• EXERCISE INSTRUCTIONS:
Leave out the pictures and transcribe everything else exactly.

• PROVIDED MATERIAL:
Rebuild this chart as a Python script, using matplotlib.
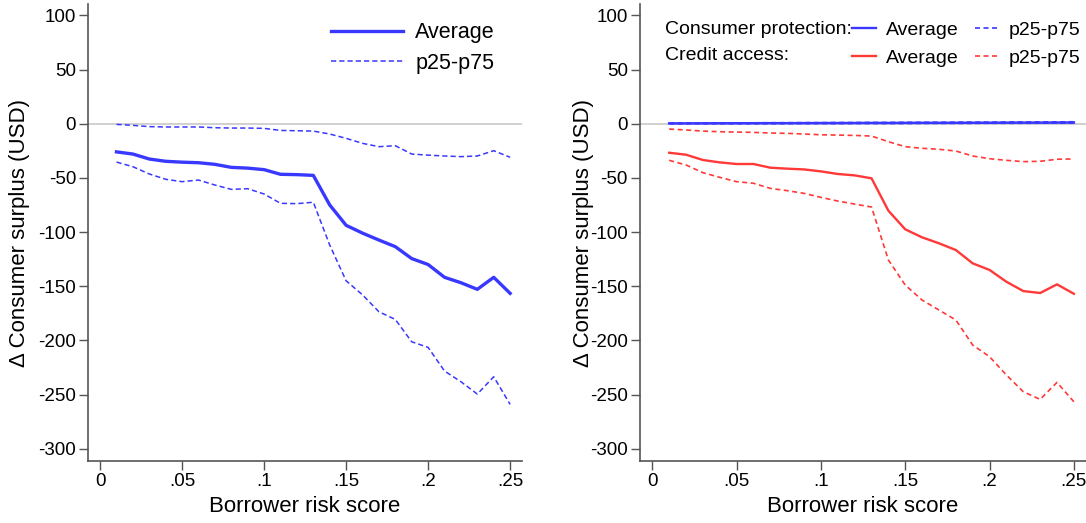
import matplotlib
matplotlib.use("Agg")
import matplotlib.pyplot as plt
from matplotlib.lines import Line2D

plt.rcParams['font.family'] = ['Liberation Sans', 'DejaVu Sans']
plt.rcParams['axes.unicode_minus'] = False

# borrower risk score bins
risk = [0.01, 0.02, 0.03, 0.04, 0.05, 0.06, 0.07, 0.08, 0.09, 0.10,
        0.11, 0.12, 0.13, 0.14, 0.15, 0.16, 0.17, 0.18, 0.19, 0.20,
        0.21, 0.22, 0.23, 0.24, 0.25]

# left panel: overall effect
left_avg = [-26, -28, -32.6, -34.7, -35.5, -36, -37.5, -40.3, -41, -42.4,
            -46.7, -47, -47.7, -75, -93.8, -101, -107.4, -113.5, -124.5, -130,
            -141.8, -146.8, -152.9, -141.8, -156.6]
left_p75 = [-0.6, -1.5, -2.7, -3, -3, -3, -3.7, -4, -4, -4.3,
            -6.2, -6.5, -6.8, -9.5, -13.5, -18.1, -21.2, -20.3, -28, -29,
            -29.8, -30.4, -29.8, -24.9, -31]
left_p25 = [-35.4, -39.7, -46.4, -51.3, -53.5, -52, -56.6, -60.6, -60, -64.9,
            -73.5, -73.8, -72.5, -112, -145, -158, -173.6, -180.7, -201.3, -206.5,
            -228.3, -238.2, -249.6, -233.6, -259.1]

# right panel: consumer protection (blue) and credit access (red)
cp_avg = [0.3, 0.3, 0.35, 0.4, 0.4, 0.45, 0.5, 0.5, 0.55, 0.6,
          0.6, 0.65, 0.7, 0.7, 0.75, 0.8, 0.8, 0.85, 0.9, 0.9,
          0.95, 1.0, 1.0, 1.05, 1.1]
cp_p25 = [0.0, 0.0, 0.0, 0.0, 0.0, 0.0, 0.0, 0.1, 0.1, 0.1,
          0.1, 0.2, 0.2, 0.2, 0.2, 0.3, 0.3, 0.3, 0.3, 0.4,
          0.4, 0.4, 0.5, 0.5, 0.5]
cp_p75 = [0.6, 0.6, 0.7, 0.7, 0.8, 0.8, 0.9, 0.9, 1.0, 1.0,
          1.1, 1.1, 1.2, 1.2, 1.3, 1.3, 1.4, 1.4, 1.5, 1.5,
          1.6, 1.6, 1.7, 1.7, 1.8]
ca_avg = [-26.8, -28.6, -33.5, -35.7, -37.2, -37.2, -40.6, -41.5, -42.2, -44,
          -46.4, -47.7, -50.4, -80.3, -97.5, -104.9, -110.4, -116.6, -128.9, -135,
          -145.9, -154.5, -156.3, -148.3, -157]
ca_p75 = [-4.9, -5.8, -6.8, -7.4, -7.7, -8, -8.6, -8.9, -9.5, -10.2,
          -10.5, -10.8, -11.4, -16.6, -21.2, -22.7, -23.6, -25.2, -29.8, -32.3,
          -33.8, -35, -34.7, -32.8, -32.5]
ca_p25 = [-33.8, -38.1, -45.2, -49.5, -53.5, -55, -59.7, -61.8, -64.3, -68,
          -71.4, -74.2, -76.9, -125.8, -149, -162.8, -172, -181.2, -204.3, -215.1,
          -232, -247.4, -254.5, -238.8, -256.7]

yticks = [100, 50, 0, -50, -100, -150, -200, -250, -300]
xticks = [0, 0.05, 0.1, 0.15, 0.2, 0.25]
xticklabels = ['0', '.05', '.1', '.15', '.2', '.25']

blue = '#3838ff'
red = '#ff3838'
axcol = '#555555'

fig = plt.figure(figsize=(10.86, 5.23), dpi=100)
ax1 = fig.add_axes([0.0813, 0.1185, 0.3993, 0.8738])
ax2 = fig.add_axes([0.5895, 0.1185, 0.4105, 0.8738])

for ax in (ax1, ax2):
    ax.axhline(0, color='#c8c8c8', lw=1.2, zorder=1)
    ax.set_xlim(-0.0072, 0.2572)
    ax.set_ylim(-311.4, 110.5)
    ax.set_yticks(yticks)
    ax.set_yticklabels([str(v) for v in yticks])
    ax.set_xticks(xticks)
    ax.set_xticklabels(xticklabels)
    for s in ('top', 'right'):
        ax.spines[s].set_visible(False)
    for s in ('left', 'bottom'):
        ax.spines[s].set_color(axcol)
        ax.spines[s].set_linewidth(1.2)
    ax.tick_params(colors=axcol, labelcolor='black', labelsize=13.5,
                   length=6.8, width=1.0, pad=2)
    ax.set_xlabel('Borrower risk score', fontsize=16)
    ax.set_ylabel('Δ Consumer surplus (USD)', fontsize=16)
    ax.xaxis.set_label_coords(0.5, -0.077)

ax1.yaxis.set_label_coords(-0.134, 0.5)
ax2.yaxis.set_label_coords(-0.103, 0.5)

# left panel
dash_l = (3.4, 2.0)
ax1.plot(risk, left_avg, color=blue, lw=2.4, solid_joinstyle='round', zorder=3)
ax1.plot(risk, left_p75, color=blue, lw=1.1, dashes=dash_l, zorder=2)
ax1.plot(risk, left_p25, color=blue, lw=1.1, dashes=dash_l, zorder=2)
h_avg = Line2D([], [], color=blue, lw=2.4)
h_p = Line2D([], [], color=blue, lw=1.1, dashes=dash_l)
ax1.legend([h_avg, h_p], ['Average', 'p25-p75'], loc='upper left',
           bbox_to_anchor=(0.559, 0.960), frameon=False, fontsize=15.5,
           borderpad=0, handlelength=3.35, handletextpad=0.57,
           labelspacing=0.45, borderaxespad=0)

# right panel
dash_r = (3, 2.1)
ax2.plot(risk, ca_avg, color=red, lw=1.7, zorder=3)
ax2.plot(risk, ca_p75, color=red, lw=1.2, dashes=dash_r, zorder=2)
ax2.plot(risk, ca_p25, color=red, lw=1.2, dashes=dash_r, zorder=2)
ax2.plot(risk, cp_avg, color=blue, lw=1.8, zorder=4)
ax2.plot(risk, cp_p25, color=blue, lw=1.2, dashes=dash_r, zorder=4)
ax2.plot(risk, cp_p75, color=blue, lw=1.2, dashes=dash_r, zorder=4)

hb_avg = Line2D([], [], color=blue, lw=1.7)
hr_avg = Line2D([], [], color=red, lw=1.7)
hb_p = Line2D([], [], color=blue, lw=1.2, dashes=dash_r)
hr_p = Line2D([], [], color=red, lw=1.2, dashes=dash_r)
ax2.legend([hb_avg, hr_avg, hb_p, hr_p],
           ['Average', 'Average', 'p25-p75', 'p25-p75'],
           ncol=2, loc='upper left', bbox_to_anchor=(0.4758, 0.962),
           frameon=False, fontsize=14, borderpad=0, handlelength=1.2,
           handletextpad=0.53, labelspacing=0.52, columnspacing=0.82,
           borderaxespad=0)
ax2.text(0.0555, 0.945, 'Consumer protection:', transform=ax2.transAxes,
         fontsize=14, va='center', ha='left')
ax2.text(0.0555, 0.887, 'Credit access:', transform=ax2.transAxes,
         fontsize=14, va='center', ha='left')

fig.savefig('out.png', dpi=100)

• FULL SOLUTION:
Rebuild this chart as a Python script, using matplotlib.
import matplotlib
matplotlib.use("Agg")
import matplotlib.pyplot as plt
from matplotlib.lines import Line2D

plt.rcParams['font.family'] = ['Liberation Sans', 'DejaVu Sans']
plt.rcParams['axes.unicode_minus'] = False

# borrower risk score bins
risk = [0.01, 0.02, 0.03, 0.04, 0.05, 0.06, 0.07, 0.08, 0.09, 0.10,
        0.11, 0.12, 0.13, 0.14, 0.15, 0.16, 0.17, 0.18, 0.19, 0.20,
        0.21, 0.22, 0.23, 0.24, 0.25]

# left panel: overall effect
left_avg = [-26, -28, -32.6, -34.7, -35.5, -36, -37.5, -40.3, -41, -42.4,
            -46.7, -47, -47.7, -75, -93.8, -101, -107.4, -113.5, -124.5, -130,
            -141.8, -146.8, -152.9, -141.8, -156.6]
left_p75 = [-0.6, -1.5, -2.7, -3, -3, -3, -3.7, -4, -4, -4.3,
            -6.2, -6.5, -6.8, -9.5, -13.5, -18.1, -21.2, -20.3, -28, -29,
            -29.8, -30.4, -29.8, -24.9, -31]
left_p25 = [-35.4, -39.7, -46.4, -51.3, -53.5, -52, -56.6, -60.6, -60, -64.9,
            -73.5, -73.8, -72.5, -112, -145, -158, -173.6, -180.7, -201.3, -206.5,
            -228.3, -238.2, -249.6, -233.6, -259.1]

# right panel: consumer protection (blue) and credit access (red)
cp_avg = [0.3, 0.3, 0.35, 0.4, 0.4, 0.45, 0.5, 0.5, 0.55, 0.6,
          0.6, 0.65, 0.7, 0.7, 0.75, 0.8, 0.8, 0.85, 0.9, 0.9,
          0.95, 1.0, 1.0, 1.05, 1.1]
cp_p25 = [0.0, 0.0, 0.0, 0.0, 0.0, 0.0, 0.0, 0.1, 0.1, 0.1,
          0.1, 0.2, 0.2, 0.2, 0.2, 0.3, 0.3, 0.3, 0.3, 0.4,
          0.4, 0.4, 0.5, 0.5, 0.5]
cp_p75 = [0.6, 0.6, 0.7, 0.7, 0.8, 0.8, 0.9, 0.9, 1.0, 1.0,
          1.1, 1.1, 1.2, 1.2, 1.3, 1.3, 1.4, 1.4, 1.5, 1.5,
          1.6, 1.6, 1.7, 1.7, 1.8]
ca_avg = [-26.8, -28.6, -33.5, -35.7, -37.2, -37.2, -40.6, -41.5, -42.2, -44,
          -46.4, -47.7, -50.4, -80.3, -97.5, -104.9, -110.4, -116.6, -128.9, -135,
          -145.9, -154.5, -156.3, -148.3, -157]
ca_p75 = [-4.9, -5.8, -6.8, -7.4, -7.7, -8, -8.6, -8.9, -9.5, -10.2,
          -10.5, -10.8, -11.4, -16.6, -21.2, -22.7, -23.6, -25.2, -29.8, -32.3,
          -33.8, -35, -34.7, -32.8, -32.5]
ca_p25 = [-33.8, -38.1, -45.2, -49.5, -53.5, -55, -59.7, -61.8, -64.3, -68,
          -71.4, -74.2, -76.9, -125.8, -149, -162.8, -172, -181.2, -204.3, -215.1,
          -232, -247.4, -254.5, -238.8, -256.7]

yticks = [100, 50, 0, -50, -100, -150, -200, -250, -300]
xticks = [0, 0.05, 0.1, 0.15, 0.2, 0.25]
xticklabels = ['0', '.05', '.1', '.15', '.2', '.25']

blue = '#3838ff'
red = '#ff3838'
axcol = '#555555'

fig = plt.figure(figsize=(10.86, 5.23), dpi=100)
ax1 = fig.add_axes([0.0813, 0.1185, 0.3993, 0.8738])
ax2 = fig.add_axes([0.5895, 0.1185, 0.4105, 0.8738])

for ax in (ax1, ax2):
    ax.axhline(0, color='#c8c8c8', lw=1.2, zorder=1)
    ax.set_xlim(-0.0072, 0.2572)
    ax.set_ylim(-311.4, 110.5)
    ax.set_yticks(yticks)
    ax.set_yticklabels([str(v) for v in yticks])
    ax.set_xticks(xticks)
    ax.set_xticklabels(xticklabels)
    for s in ('top', 'right'):
        ax.spines[s].set_visible(False)
    for s in ('left', 'bottom'):
        ax.spines[s].set_color(axcol)
        ax.spines[s].set_linewidth(1.2)
    ax.tick_params(colors=axcol, labelcolor='black', labelsize=13.5,
                   length=6.8, width=1.0, pad=2)
    ax.set_xlabel('Borrower risk score', fontsize=16)
    ax.set_ylabel('Δ Consumer surplus (USD)', fontsize=16)
    ax.xaxis.set_label_coords(0.5, -0.077)

ax1.yaxis.set_label_coords(-0.134, 0.5)
ax2.yaxis.set_label_coords(-0.103, 0.5)

# left panel
dash_l = (3.4, 2.0)
ax1.plot(risk, left_avg, color=blue, lw=2.4, solid_joinstyle='round', zorder=3)
ax1.plot(risk, left_p75, color=blue, lw=1.1, dashes=dash_l, zorder=2)
ax1.plot(risk, left_p25, color=blue, lw=1.1, dashes=dash_l, zorder=2)
h_avg = Line2D([], [], color=blue, lw=2.4)
h_p = Line2D([], [], color=blue, lw=1.1, dashes=dash_l)
ax1.legend([h_avg, h_p], ['Average', 'p25-p75'], loc='upper left',
           bbox_to_anchor=(0.559, 0.960), frameon=False, fontsize=15.5,
           borderpad=0, handlelength=3.35, handletextpad=0.57,
           labelspacing=0.45, borderaxespad=0)

# right panel
dash_r = (3, 2.1)
ax2.plot(risk, ca_avg, color=red, lw=1.7, zorder=3)
ax2.plot(risk, ca_p75, color=red, lw=1.2, dashes=dash_r, zorder=2)
ax2.plot(risk, ca_p25, color=red, lw=1.2, dashes=dash_r, zorder=2)
ax2.plot(risk, cp_avg, color=blue, lw=1.8, zorder=4)
ax2.plot(risk, cp_p25, color=blue, lw=1.2, dashes=dash_r, zorder=4)
ax2.plot(risk, cp_p75, color=blue, lw=1.2, dashes=dash_r, zorder=4)

hb_avg = Line2D([], [], color=blue, lw=1.7)
hr_avg = Line2D([], [], color=red, lw=1.7)
hb_p = Line2D([], [], color=blue, lw=1.2, dashes=dash_r)
hr_p = Line2D([], [], color=red, lw=1.2, dashes=dash_r)
ax2.legend([hb_avg, hr_avg, hb_p, hr_p],
           ['Average', 'Average', 'p25-p75', 'p25-p75'],
           ncol=2, loc='upper left', bbox_to_anchor=(0.4758, 0.962),
           frameon=False, fontsize=14, borderpad=0, handlelength=1.2,
           handletextpad=0.53, labelspacing=0.52, columnspacing=0.82,
           borderaxespad=0)
ax2.text(0.0555, 0.945, 'Consumer protection:', transform=ax2.transAxes,
         fontsize=14, va='center', ha='left')
ax2.text(0.0555, 0.887, 'Credit access:', transform=ax2.transAxes,
         fontsize=14, va='center', ha='left')

fig.savefig('out.png', dpi=100)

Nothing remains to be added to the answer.